Daarom is hun video van de voorstelling op hun site heel bedrieglijk. Wat je ziet lijkt een overdosis aan overdrevenheid en het fijnmazige en zinnige net dat dit alles opvangt en draagt, dat zie je niet. Alleen als je gaat kijken en je het ondergaat. Prachtig, steengoed.

vrijdag 1 februari 2013

De kunst van het reizen

Leuk boek heb ik gelezen: De kunst van het reizen van Alain de Botton. Het stond al lang op mijn verlanglijst en dan is het ineens binnen handbereik. Het concept is leuk: hij begint in zijn eigen wijk in London, hij wil naar de zon en gaat naar Barbados, een zonnig eiland met strand en palmbomen en hij neemt als gids J.K. Huysmans mee, iemand die juist naar Londen wilde reizen. Zo reist hij naar andere plekken, met steeds een andere gids: naar de Provence, met Vincent van Gogh, die hem voor het eerst de kleuren van het gebied laat zien, naar de Sinaï, waar een ervaring van het sublieme woorden krijgt door Edward Burke en het boek Job in de bijbel, naar het Lake District waar de poëzie van Wordsworth hem het simpele geluk leert van een bloem, een landschap, een boom.

De vragen voor Botton zijn: Waarom reis je? Wat heeft dat voor zin als je liggend in de zon in dat paradijsje telkens weer denkt aan beslommeringen thuis? Wat als je omgekeerd, door te lezen en schilderijen te kijken je  je zelf veel beter kunt verplaatsen naar die plekken, dan wanneer je er bent en je allerlei lichamelijke ongemakken gewaar wordt? Wat betekent het wanneer je steeds maar leest in een reisgids hoe geweldig en bijzonder het is wat je ziet van grote culturele en historische waarde enzo, maar je het ter plekke maar saai en oninteressant vindt? Enzovoort.

Het lijkt erop dat Botton diep in zijn hart een romanticus is. Reizen moet verheffen, je gelukkig maken, je uitzonderlijke en diepzinnige ervaringen brengen. Je hoort je in ieder geval op reis niet te vervelen. Ik moet bekennen dat ik tijdens het reizen juist altijd zit te wachten op het moment dat ik me verveel.
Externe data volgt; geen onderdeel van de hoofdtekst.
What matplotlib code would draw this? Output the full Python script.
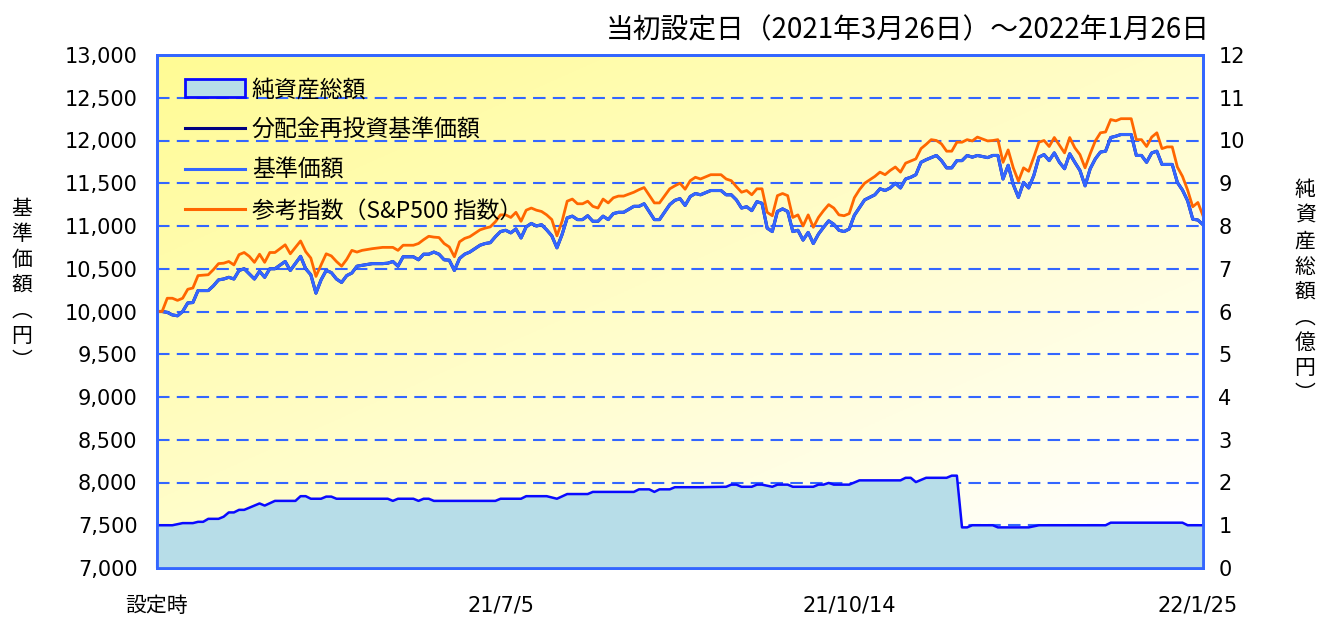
import numpy as np
import matplotlib
matplotlib.use("Agg")
import matplotlib.pyplot as plt
from matplotlib.patches import Patch
from matplotlib.lines import Line2D

plt.rcParams['font.family'] = ['DejaVu Sans', 'Noto Sans CJK JP']

# business day number since launch (0 = 2021/3/26)
days = [0, 1, 2, 3, 4, 5, 6, 7, 8, 10, 11, 12, 13, 14, 15, 16, 17, 18, 19, 20,
        21, 22, 23, 25, 26, 28, 29, 30, 31, 32, 33, 34, 35, 36, 37, 38, 39, 40,
        42, 44, 45, 46, 47, 48, 50, 51, 52, 53, 54, 55, 56, 57, 58, 59, 60, 61,
        63, 64, 65, 66, 67, 68, 69, 70, 71, 72, 73, 74, 75, 76, 77, 78, 79, 80,
        81, 82, 83, 84, 85, 86, 87, 88, 89, 90, 91, 93, 94, 95, 97, 98, 100,
        101, 102, 103, 104, 105, 106, 108, 110, 111, 112, 113, 114, 115, 116,
        117, 118, 119, 120, 121, 122, 123, 124, 125, 126, 127, 128, 129, 130,
        131, 132, 133, 134, 135, 136, 137, 138, 140, 141, 142, 143, 144, 145,
        146, 147, 148, 149, 150, 151, 152, 153, 154, 155, 156, 157, 158, 159,
        160, 162, 163, 164, 165, 166, 167, 168, 169, 170, 171, 172, 173, 174,
        175, 176, 177, 178, 179, 180, 181, 182, 183, 184, 185, 186, 187, 188,
        190, 191, 192, 193, 194, 195, 196, 197, 198, 199, 200, 201, 202, 203, 204]

# 基準価額 (円)
nav = [10000, 10000, 9990, 9960, 9950, 10000, 10100, 10105, 10245, 10245, 10300,
       10370, 10380, 10400, 10380, 10480, 10500, 10440, 10380, 10470, 10400, 10500,
       10500, 10585, 10480, 10645, 10500, 10430, 10215, 10370, 10480, 10455, 10380,
       10340, 10420, 10450, 10530, 10540, 10560, 10560, 10565, 10585, 10530, 10640,
       10640, 10605, 10670, 10670, 10695, 10670, 10605, 10600, 10480, 10620, 10670,
       10695, 10775, 10795, 10805, 10875, 10935, 10950, 10920, 10965, 10860, 10990,
       11030, 11000, 11015, 10955, 10885, 10745, 10900, 11095, 11115, 11075, 11075,
       11120, 11055, 11055, 11115, 11075, 11145, 11160, 11160, 11230, 11230, 11260,
       11075, 11075, 11250, 11300, 11320, 11240, 11345, 11380, 11365, 11415, 11415,
       11365, 11365, 11305, 11210, 11225, 11180, 11285, 11265, 10975, 10935, 11170,
       11200, 11170, 10935, 10950, 10835, 10925, 10795, 10905, 10985, 11060, 11020,
       10950, 10935, 10965, 11125, 11215, 11305, 11365, 11435, 11415, 11445, 11500,
       11445, 11550, 11570, 11600, 11745, 11775, 11800, 11825, 11765, 11680, 11680,
       11765, 11765, 11825, 11805, 11825, 11800, 11825, 11825, 11550, 11710, 11485,
       11335, 11510, 11445, 11590, 11805, 11835, 11765, 11855, 11745, 11670, 11845,
       11745, 11650, 11470, 11670, 11785, 11865, 11875, 12035, 12050, 12070, 12070,
       11825, 11825, 11745, 11855, 11875, 11720, 11720, 11720, 11510, 11420, 11295,
       11080, 11070, 11015]

# 分配金再投資基準価額 (no distributions -> same as nav)
nav_reinvest = list(nav)

# 参考指数 (S&P500)
sp500 = [10000, 10000, 10155, 10155, 10130, 10155, 10260, 10275, 10420, 10430, 10490,
         10560, 10565, 10585, 10545, 10665, 10690, 10645, 10575, 10670, 10575, 10690,
         10690, 10780, 10675, 10825, 10700, 10625, 10410, 10545, 10675, 10650, 10585,
         10530, 10610, 10715, 10695, 10715, 10735, 10750, 10750, 10750, 10715, 10775,
         10775, 10795, 10840, 10880, 10870, 10865, 10795, 10755, 10640, 10815, 10855,
         10875, 10955, 10975, 10990, 11050, 11130, 11130, 11100, 11160, 11055, 11185,
         11210, 11185, 11170, 11130, 11075, 10885, 11055, 11290, 11315, 11260, 11260,
         11290, 11230, 11210, 11315, 11270, 11330, 11350, 11350, 11395, 11425, 11450,
         11270, 11270, 11435, 11470, 11500, 11430, 11530, 11570, 11550, 11600, 11600,
         11550, 11530, 11460, 11395, 11415, 11365, 11435, 11435, 11160, 11120, 11355,
         11380, 11355, 11100, 11130, 11000, 11130, 10985, 11100, 11180, 11250, 11210,
         11130, 11120, 11145, 11330, 11425, 11500, 11580, 11630, 11600, 11650, 11690,
         11630, 11735, 11760, 11785, 11905, 11955, 12010, 12000, 11960, 11875, 11875,
         11980, 11980, 12010, 11995, 12040, 11995, 12000, 12010, 11745, 11890, 11680,
         11525, 11680, 11640, 11805, 11980, 12000, 11930, 12035, 11945, 11855, 12035,
         11915, 11835, 11680, 11845, 11995, 12090, 12100, 12245, 12230, 12255, 12255,
         12010, 12010, 11930, 12040, 12090, 11905, 11925, 11925, 11690, 11580, 11420,
         11225, 11275, 11120]

# 純資産総額 (億円)
asset_days = [0, 3, 5, 7, 8, 9, 10, 12, 13, 14, 15, 16, 17, 20, 21, 23, 27, 28, 29,
              30, 32, 33, 34, 35, 45, 46, 47, 50, 51, 52, 53, 54, 66, 67, 71, 72,
              76, 78, 80, 84, 85, 93, 94, 96, 97, 98, 100, 101, 106, 111, 112, 113,
              114, 116, 117, 118, 120, 121, 123, 124, 128, 129, 130, 131, 132, 135,
              137, 145, 146, 147, 148, 150, 154, 155, 156, 157, 158, 159, 163, 164,
              170, 172, 185, 186, 200, 201, 204]
assets = [1.00, 1.00, 1.05, 1.05, 1.08, 1.08, 1.15, 1.15, 1.20, 1.30, 1.30, 1.36,
          1.36, 1.51, 1.46, 1.57, 1.57, 1.68, 1.68, 1.62, 1.62, 1.67, 1.67, 1.62,
          1.62, 1.57, 1.62, 1.62, 1.57, 1.62, 1.62, 1.57, 1.57, 1.62, 1.62, 1.68,
          1.68, 1.62, 1.73, 1.73, 1.78, 1.78, 1.84, 1.84, 1.78, 1.84, 1.84, 1.89,
          1.89, 1.90, 1.95, 1.95, 1.90, 1.90, 1.95, 1.95, 1.90, 1.95, 1.95, 1.90,
          1.90, 1.95, 1.95, 1.99, 1.95, 1.95, 2.05, 2.05, 2.11, 2.11, 2.01, 2.11,
          2.11, 2.16, 2.16, 0.95, 0.95, 1.00, 1.00, 0.95, 0.95, 1.00, 1.00, 1.06,
          1.06, 1.00, 1.00]

tick_days = [0, 67, 135, 203]
tick_labels = ['設定時', '21/7/5', '21/10/14', '22/1/25']

blue = '#3366ff'
cjk = ['Noto Sans CJK JP', 'DejaVu Sans']

fig = plt.figure(figsize=(13.25, 6.17), dpi=100)
ax = fig.add_axes([157 / 1325, 49 / 617, 1046 / 1325, 513 / 617])
ax2 = ax.twinx()

# yellow (top left) -> white (bottom right) background
gx, gy = np.meshgrid(np.linspace(0, 1, 300), np.linspace(0, 1, 200))
t = np.clip(0.5 * gx + 0.55 * gy, 0, 1)
top = np.array([1.0, 0.985, 0.58])
bg = top[None, None, :] * (1 - t[..., None]) + np.ones(3)[None, None, :] * t[..., None]
ax.imshow(bg, extent=[0, 204, 7000, 13000], origin='upper', aspect='auto', zorder=0)

for yv in range(7500, 13000, 500):
    ax.axhline(yv, color=blue, lw=1.5, dashes=(6, 3.5), zorder=1)

ax.plot(days, nav_reinvest, color='#000080', lw=2.2, zorder=3)
ax.plot(days, nav, color=blue, lw=2.2, zorder=4)
ax.plot(days, sp500, color='#ff6600', lw=2.0, zorder=5)

ax2.fill_between(asset_days, assets, 0, color='#b7dde8', lw=0, zorder=1)
ax2.plot(asset_days, assets, color='#0a0aff', lw=1.8, zorder=2)

ax.set_xlim(0, 204)
ax.set_ylim(7000, 13000)
ax2.set_ylim(0, 12)
ax.set_yticks(range(7000, 13001, 500))
ax.set_yticklabels([f'{v:,}' for v in range(7000, 13001, 500)])
ax2.set_yticks(range(0, 13))
ax.set_xticks(tick_days)
ax.set_xticklabels(tick_labels)

ax.tick_params(axis='y', length=0, pad=14, labelsize=15)
ax2.tick_params(axis='y', length=0, pad=11, labelsize=15)
ax.tick_params(axis='x', direction='in', length=6, width=1.5, color=blue,
               pad=20, labelsize=15)
for a in (ax, ax2):
    for s in a.spines.values():
        s.set_color(blue)
        s.set_linewidth(2)

handles = [Patch(facecolor='#b7dde8', edgecolor='#0a0aff', lw=2),
           Line2D([], [], color='#000080', lw=2.2),
           Line2D([], [], color=blue, lw=2.2),
           Line2D([], [], color='#ff6600', lw=2.2)]
labels = ['純資産総額', '分配金再投資基準価額', '基準価額', '参考指数（S&P500 指数）']
leg = ax2.legend(handles, labels, loc='upper left', bbox_to_anchor=(0.027, 0.955),
                 frameon=False, borderpad=0, borderaxespad=0, handlelength=2.6,
                 handleheight=0.8, handletextpad=0.3, labelspacing=0.76,
                 prop={'family': cjk, 'size': 16.5})

fig.text(1210 / 1325, 1 - 30 / 617, '当初設定日（2021年3月26日）～2022年1月26日',
         ha='right', va='center', fontsize=20, family=cjk)
fig.text(22 / 1325, 1 - 285 / 617, '\n'.join('基準価額︵円︶'), ha='center',
         va='center', fontsize=15, family=cjk, linespacing=1.2)
fig.text(1305 / 1325, 1 - 292 / 617, '\n'.join('純資産総額︵億円︶'), ha='center',
         va='center', fontsize=15, family=cjk, linespacing=1.2)

fig.savefig('out.png', dpi=100)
Het lijkt dan alsof ik dan pas echt daar ben aangeland, of ik dan pas kan ervaren dat het exotische, juist ook gewoon is en in jezelf aanwezig is, en dat wie je bent zich werkelijk helemaal thuis voelt op die vreemde plek, en het dus mogelijk blijkt om overal te wonen en een thuis te maken.

Die momenten van verveling herinner ik me ook heel goed. Bijvoorbeeld op een zondagmorgen op Fidji. Er was niemand op straat, er hing een zondagsrust, heel saai, ondanks alle palmbomen en een eilandsfeer. O ja, ik herinner me ook die spectaculaire zonsondergang en maanopgang in vlammende kleuren, en de diepzeevissen, en het witte zand onder de kokosbomen. Maar die verveling op die Zondag: die geeft me het gevoel dat ik er echt geweest ben en niet alleen maar in een plaatjesboek bladerde.

Ben ik hier nu uitzonderlijk in? Dat ik je-vervelen best wel een positief gevoel vind? Waarom moet je altijd wat beleven, doen, meemaken? Zit de kunst van het reizen niet in de kunst beoefenen om waar dan ook, op elke plek ter wereld, je voor te kunnen stellen dat je daar ook zou kunnen leven? Je vervelen hoort bij het leven: het is de ongelofelijke luxe dat alles, eventjes helemaal goed en in rust is. Uit het moment van verveling ontspringen alle nieuwe mogelijkheden.